Hacker News new | ask | show | jobs
by tomnipotent 1902 days ago
> Depends on estimated selectivity

This can't be determined with LIKE suffix wildcards and that's not how any of the commonly-used index data structures work (b-tree, hash, gist, or bitmap). Index metadata will not help in eliminating leaf pages, and every row is going to need to be scanned.

1 comments

Yes every row of the index needs to be scanned not every row of the table which is faster than scanning the table.

I am most familiar with MS SQL server and it will most certainly do an index scan for what it thinks is a highly selective predicate with "suffix wildcards" and it can return results faster than scanning the table.

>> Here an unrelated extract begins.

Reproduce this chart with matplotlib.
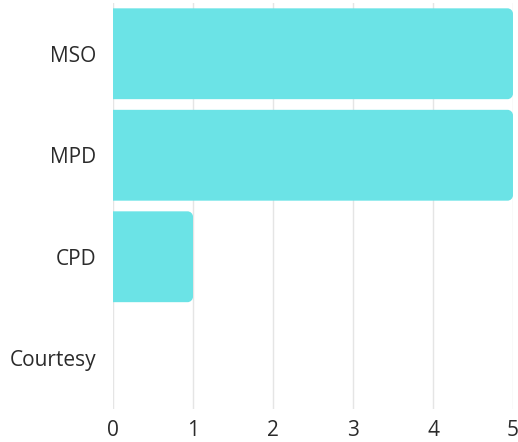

If the index covers the result columns it will scan the index and never touch the table otherwise it will do a key lookup to the table.

B-tree's do not work that way. They are inherently ordered, and contain min/max that help to determine if you can skip the page for a given condition. The min/max cannot be used for suffix wildcards.

Unless the index contains all the columns you're dealing with, the optimizer will determine that just scanning the table will cost less than scanning an index AND then looking up the data in the table (bookmark lookups in MSSQL).

B-trees have little to do with it, if the table has many columns its cheaper to scan the index for the value because it occupies less pages, thats all, less I/O more cache hits etc, goes from top to bottom on the index scanning for the result. This is the distinction between scan and seek.

I just ran a common one I see and yep MS SQL is still doing a index scan then key lookup to get result with a select * from table where col LIKE '%abc' type query.